You two are not going to get married and you're not going to have children. He's practically a child himself with the way in which he thinks. He sounds like a spoiled brat who was never told "no" by his mother.

 

Stop dealing with him. You're not that invested in this that a couple days of tears won't get you over it and you'll move on. Block his number and block him from your social media.

Posted

but to answer your question "why do I feel so stuck"?

 

It's because you're trying to save a drowning man. If you don't know what you're doing when you try to save a drowning person, you end up getting drowned yourself because they use you to keep their head above water by climbing all over you.

 

You need to swim back to shore and let him sort this out for himself.

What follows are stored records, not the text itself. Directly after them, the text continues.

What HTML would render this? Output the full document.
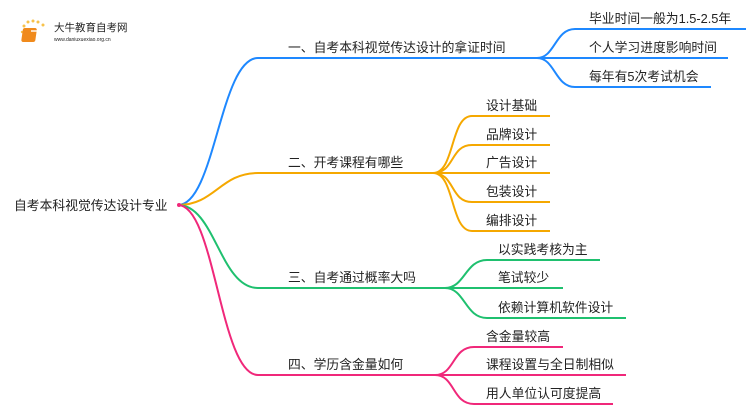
<!DOCTYPE html>
<html><head><meta charset="utf-8"><style>
body{margin:0;background:#fff;width:750px;height:410px;overflow:hidden}
svg text{font-family:"Liberation Sans","Noto Sans CJK SC",sans-serif;fill:#222}
</style></head><body>
<svg width="750" height="410" viewBox="0 0 750 410" xmlns="http://www.w3.org/2000/svg">
<g fill="#f7c24a"><circle cx="24" cy="26" r="1.5"/><circle cx="28" cy="22" r="1.5"/><circle cx="33" cy="21" r="1.5"/><circle cx="38" cy="22" r="1.5"/><circle cx="43" cy="25" r="1.5"/><circle cx="22" cy="32" r="1.2"/><circle cx="23" cy="38" r="1.2"/></g>
<rect x="27" y="28" width="14" height="14" rx="2" fill="#f08a1c" transform="skewX(-8)"/>
<rect x="31" y="30" width="8" height="2" fill="#fff" opacity=".7"/>
<text x="54" y="31" font-size="10.5">大牛教育自考网</text>
<text x="54" y="41" font-size="5" fill="#666">www.daniuxuexiao.org.cn</text>
<text x="14" y="210" font-size="12.8">自考本科视觉传达设计专业</text>
<g fill="none" stroke-width="2">
<path d="M178 205 C215 205 220 58 258 58 L537 58" stroke="#1e88ff"/>
<path d="M537 58 C555 58 555 29 575 29 L746 29 M537 58 L728 58 M537 58 C555 58 555 87 575 87 L711 87" stroke="#1e88ff"/>
<path d="M178 205 C215 205 220 173 258 173 L433 173" stroke="#f5a800"/>
<path d="M433 173 C455 173 450 116 472 116 L550 116 M433 173 C455 173 450 145 472 145 L550 145 M433 173 L550 173 M433 173 C455 173 450 202 472 202 L550 202 M433 173 C455 173 450 231 472 231 L550 231" stroke="#f5a800"/>
<path d="M178 205 C215 205 220 288 258 288 L445 288" stroke="#1fc06f"/>
<path d="M445 288 C465 288 465 260 487 260 L600 260 M445 288 L563 288 M445 288 C465 288 465 318 487 318 L626 318" stroke="#1fc06f"/>
<path d="M178 205 C215 205 220 375 258 375 L435 375" stroke="#f0287a"/>
<path d="M435 375 C455 375 452 347 474 347 L563 347 M435 375 L626 375 M435 375 C455 375 452 404 474 404 L613 404" stroke="#f0287a"/>
</g>
<circle cx="179" cy="205" r="2" fill="#f0287a"/>
<g font-size="12.8">
<text x="288" y="52">一、自考本科视觉传达设计的拿证时间</text>
<text x="589" y="23">毕业时间一般为1.5-2.5年</text>
<text x="589" y="52">个人学习进度影响时间</text>
<text x="589" y="81">每年有5次考试机会</text>
<text x="288" y="167">二、开考课程有哪些</text>
<text x="486" y="110">设计基础</text>
<text x="486" y="139">品牌设计</text>
<text x="486" y="167">广告设计</text>
<text x="486" y="196">包装设计</text>
<text x="486" y="225">编排设计</text>
<text x="288" y="282">三、自考通过概率大吗</text>
<text x="498" y="254">以实践考核为主</text>
<text x="498" y="282">笔试较少</text>
<text x="498" y="312">依赖计算机软件设计</text>
<text x="288" y="369">四、学历含金量如何</text>
<text x="486" y="341">含金量较高</text>
<text x="486" y="369">课程设置与全日制相似</text>
<text x="486" y="398">用人单位认可度提高</text>
</g>
</svg>
</body></html>
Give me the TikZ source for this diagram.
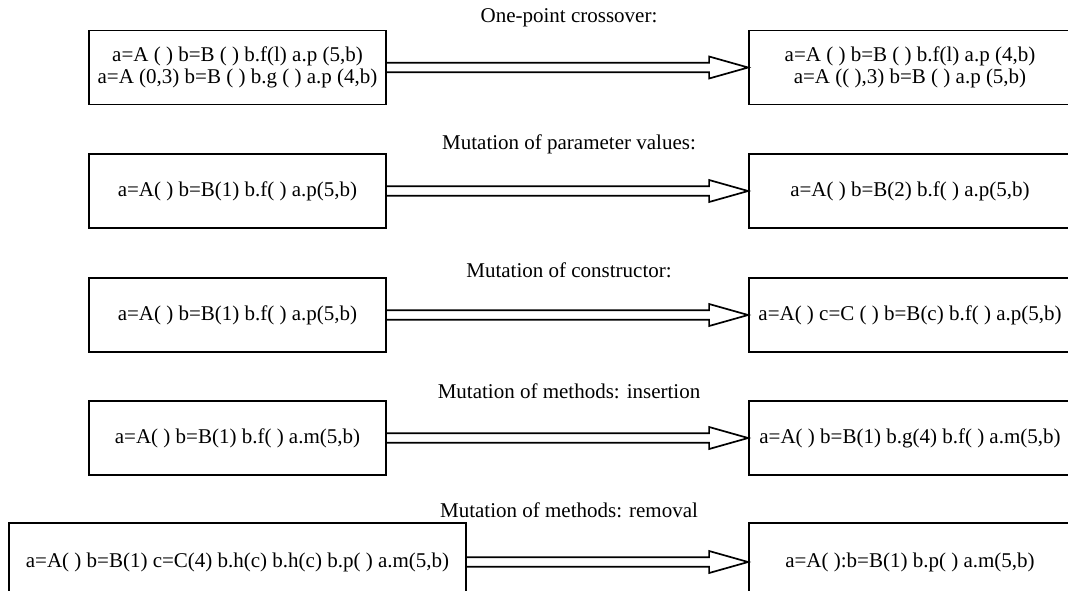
\documentclass[tikz,border=0pt]{standalone}
\usepackage{fontspec}
\setmainfont{Liberation Serif}
\usetikzlibrary{calc}
% hollow double-line arrow from the east side of #1 to the west side of #2
\newcommand\hollowarrow[2]{%
  \draw[hollow] ($(#1.east)+(0,-4.8)$) -- ($(#2.west)+(-39,-4.8)$)
    -- ($(#2.west)+(-39,-11)$) -- (#2.west) -- ($(#2.west)+(-39,11)$)
    -- ($(#2.west)+(-39,4.8)$) -- ($(#1.east)+(0,4.8)$);}
\begin{document}
\begin{tikzpicture}[x=1pt,y=-1pt,
  codebox/.style={draw, line width=1.8pt, align=center,
    font=\fontsize{21}{21.5}\selectfont, inner sep=0pt, minimum height=74pt},
  leftbox/.style={codebox, minimum width=297pt},
  rightbox/.style={codebox, minimum width=322pt},
  caption/.style={font=\fontsize{21}{21.5}\selectfont, inner sep=0pt},
  hollow/.style={line width=1.7pt, line join=miter}]
\useasboundingbox (0,0) rectangle (1068,590);
\clip (0,0) rectangle (1068,590);

% one-point crossover
\node[caption] (t1) at (569,18) {One-point crossover:};
\node[leftbox] (l1) at (237.5,67.5) {a=A ( ) b=B ( ) b.f(l) a.p (5,b)\\a=A (0,3) b=B ( ) b.g ( ) a.p (4,b)};
\node[rightbox] (r1) at (910,67.5) {a=A ( ) b=B ( ) b.f(l) a.p (4,b)\\a=A (( ),3) b=B ( ) a.p (5,b)};
\hollowarrow{l1}{r1}

% parameter values
\node[caption] (t2) at (569,144) {Mutation of parameter values:};
\node[leftbox] (l2) at (237.5,191) {a=A( ) b=B(1) b.f( ) a.p(5,b)};
\node[rightbox] (r2) at (910,191) {a=A( ) b=B(2) b.f( ) a.p(5,b)};
\hollowarrow{l2}{r2}

% constructor
\node[caption] (t3) at (569,270) {Mutation of constructor:};
\node[leftbox] (l3) at (237.5,315) {a=A( ) b=B(1) b.f( ) a.p(5,b)};
\node[rightbox] (r3) at (910,315) {a=A( ) c=C ( ) b=B(c) b.f( ) a.p(5,b)};
\hollowarrow{l3}{r3}

% method insertion
\node[caption] (t4) at (569,391) {Mutation of methods: insertion};
\node[leftbox] (l4) at (237.5,438) {a=A( ) b=B(1) b.f( ) a.m(5,b)};
\node[rightbox] (r4) at (910,438) {a=A( ) b=B(1) b.g(4) b.f( ) a.m(5,b)};
\hollowarrow{l4}{r4}

% method removal
\node[caption] (t5) at (569,510) {Mutation of methods: removal};
\node[codebox, minimum width=457pt, minimum height=78pt] (l5) at (237.5,562) {a=A( ) b=B(1) c=C(4) b.h(c) b.h(c) b.p( ) a.m(5,b)};
\node[rightbox, minimum height=78pt] (r5) at (910,562) {a=A( ):b=B(1) b.p( ) a.m(5,b)};
\hollowarrow{l5}{r5}
\end{tikzpicture}
\end{document}
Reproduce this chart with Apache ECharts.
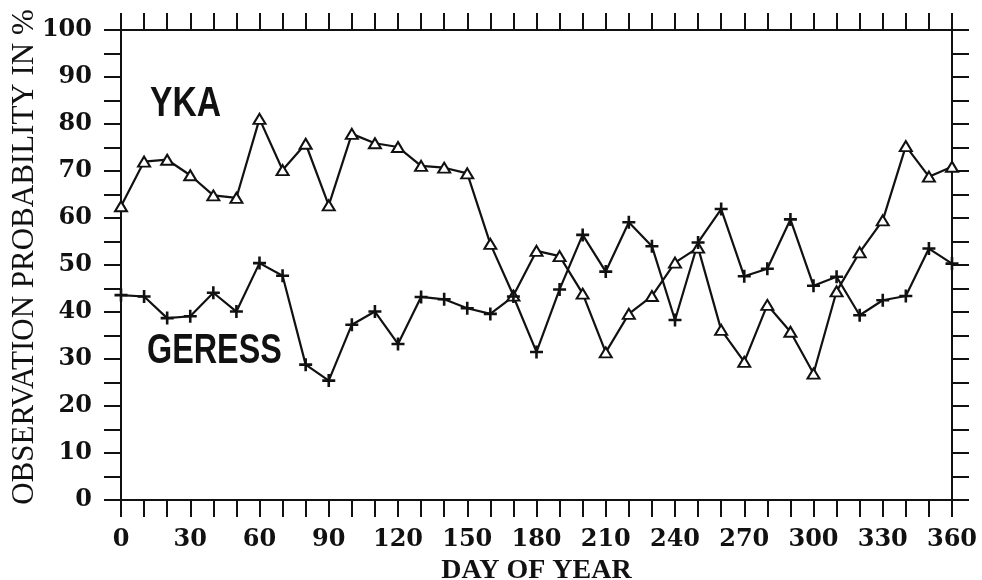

He needs to sort himself out without using you to climb all over in the process. You're going to end up being ground underfoot by the time he's done with you and you will have wasted your youth behind him--and that's something you don't get back.

  • Like 1
Posted
but to answer your question "why do I feel so stuck"?

 

It's because you're trying to save a drowning man. If you don't know what you're doing when you try to save a drowning person, you end up getting drowned yourself because they use you to keep their head above water by climbing all over you.

 

great f-cking analogy. i dated a guy that had severe depression but was in deep denial about it. that's exactly what he did to me. used me to keep afloat.

 

OP, abusive types are like this- many times they treat everyone in their lives great EXCEPT for their significant other. all their insecurity and paranoia and anger gets unleashed behind closed doors for this person that loves them most. DO NOT let this be you any longer.